* **What is required**:
Starting at the first line of the listing below, repeat each line up to and including the one containing "from matplotlib.transforms import". Leave out pictures.

* **Supplied information**:
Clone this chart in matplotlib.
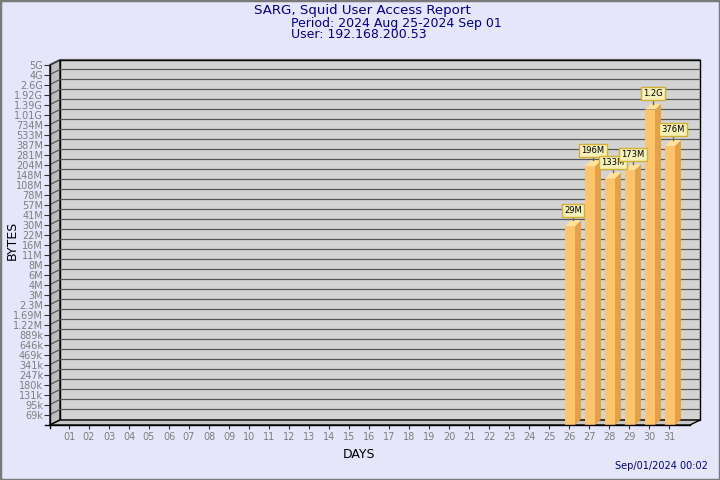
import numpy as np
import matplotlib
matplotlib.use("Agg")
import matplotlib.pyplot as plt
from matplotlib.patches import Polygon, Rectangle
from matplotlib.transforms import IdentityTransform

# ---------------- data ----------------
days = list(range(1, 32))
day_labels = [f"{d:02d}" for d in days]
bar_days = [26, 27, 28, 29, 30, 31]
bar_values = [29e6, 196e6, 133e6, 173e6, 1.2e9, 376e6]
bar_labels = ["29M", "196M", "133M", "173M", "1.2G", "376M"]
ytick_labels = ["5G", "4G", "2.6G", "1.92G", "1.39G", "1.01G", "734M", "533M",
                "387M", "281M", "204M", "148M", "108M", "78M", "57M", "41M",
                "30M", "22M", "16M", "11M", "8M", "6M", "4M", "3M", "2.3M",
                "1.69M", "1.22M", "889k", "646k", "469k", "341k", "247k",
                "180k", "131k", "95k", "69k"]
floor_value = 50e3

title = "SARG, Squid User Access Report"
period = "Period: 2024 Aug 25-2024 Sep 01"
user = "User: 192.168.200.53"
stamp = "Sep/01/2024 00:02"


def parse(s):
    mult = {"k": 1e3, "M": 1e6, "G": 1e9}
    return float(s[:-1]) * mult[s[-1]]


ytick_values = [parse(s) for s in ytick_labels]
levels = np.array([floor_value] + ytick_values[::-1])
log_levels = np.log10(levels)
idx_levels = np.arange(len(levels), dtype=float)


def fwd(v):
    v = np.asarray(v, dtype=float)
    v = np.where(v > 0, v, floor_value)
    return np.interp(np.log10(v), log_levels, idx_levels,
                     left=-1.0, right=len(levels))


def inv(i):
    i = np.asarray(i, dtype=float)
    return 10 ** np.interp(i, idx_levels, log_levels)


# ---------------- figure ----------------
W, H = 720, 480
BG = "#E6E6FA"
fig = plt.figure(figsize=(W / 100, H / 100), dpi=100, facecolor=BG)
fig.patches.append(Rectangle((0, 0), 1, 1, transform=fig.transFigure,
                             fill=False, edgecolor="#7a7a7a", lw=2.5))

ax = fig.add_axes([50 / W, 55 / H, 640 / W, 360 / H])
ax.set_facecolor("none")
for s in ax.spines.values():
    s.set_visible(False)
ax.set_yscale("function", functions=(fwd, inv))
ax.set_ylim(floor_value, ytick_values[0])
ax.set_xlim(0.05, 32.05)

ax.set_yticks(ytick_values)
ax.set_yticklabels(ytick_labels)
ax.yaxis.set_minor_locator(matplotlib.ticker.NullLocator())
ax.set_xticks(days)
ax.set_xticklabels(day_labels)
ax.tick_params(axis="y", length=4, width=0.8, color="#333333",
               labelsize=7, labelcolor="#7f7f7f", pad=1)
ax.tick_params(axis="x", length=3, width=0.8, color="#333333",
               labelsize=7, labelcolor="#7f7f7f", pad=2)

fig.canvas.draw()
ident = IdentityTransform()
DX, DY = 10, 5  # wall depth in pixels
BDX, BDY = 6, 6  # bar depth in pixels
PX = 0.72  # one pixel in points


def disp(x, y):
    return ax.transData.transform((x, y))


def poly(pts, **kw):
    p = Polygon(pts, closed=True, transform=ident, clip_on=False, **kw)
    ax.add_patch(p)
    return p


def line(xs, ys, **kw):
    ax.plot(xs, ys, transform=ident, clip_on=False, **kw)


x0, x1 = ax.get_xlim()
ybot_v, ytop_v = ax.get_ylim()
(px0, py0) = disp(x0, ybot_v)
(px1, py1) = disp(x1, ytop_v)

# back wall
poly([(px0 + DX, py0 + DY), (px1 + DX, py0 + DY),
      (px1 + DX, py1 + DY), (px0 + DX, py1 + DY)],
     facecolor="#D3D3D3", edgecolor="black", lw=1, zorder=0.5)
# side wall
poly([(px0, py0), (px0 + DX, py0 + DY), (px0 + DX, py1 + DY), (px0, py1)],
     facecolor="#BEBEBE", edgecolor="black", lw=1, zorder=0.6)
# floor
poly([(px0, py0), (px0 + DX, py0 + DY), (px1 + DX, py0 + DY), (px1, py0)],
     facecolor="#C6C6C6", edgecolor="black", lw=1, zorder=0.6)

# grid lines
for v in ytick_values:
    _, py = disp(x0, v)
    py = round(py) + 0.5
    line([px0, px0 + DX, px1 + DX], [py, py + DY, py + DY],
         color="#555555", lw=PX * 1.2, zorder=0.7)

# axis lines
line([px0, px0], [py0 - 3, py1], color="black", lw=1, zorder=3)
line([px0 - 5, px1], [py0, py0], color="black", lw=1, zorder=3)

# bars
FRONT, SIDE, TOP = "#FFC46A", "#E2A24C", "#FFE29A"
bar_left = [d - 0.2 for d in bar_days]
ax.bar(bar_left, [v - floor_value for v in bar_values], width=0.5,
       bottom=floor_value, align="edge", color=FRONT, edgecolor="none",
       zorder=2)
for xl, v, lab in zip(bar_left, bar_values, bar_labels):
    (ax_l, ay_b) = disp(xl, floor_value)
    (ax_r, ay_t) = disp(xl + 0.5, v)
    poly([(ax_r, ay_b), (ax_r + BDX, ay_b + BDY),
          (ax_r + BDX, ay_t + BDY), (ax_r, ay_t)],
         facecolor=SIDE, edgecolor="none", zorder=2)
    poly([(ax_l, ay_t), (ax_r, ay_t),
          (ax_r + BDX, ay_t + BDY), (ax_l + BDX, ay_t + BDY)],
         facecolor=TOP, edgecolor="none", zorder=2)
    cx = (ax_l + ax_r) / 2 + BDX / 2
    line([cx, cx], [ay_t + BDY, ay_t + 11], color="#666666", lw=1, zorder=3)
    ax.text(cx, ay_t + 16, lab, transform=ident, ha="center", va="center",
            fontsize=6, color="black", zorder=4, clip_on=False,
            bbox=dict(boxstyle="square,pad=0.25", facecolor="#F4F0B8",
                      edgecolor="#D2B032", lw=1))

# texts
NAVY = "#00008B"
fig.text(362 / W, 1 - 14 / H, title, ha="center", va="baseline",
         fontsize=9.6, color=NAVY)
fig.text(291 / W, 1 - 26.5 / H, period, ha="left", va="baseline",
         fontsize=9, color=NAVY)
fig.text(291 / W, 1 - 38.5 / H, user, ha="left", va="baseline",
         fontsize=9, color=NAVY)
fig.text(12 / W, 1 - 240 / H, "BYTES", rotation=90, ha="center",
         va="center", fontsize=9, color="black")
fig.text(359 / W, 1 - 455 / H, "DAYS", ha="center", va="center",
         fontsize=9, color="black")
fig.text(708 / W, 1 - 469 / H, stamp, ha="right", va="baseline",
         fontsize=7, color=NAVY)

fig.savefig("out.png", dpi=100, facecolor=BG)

* **Output for this task**:
Clone this chart in matplotlib.
import numpy as np
import matplotlib
matplotlib.use("Agg")
import matplotlib.pyplot as plt
from matplotlib.patches import Polygon, Rectangle
from matplotlib.transforms import IdentityTransform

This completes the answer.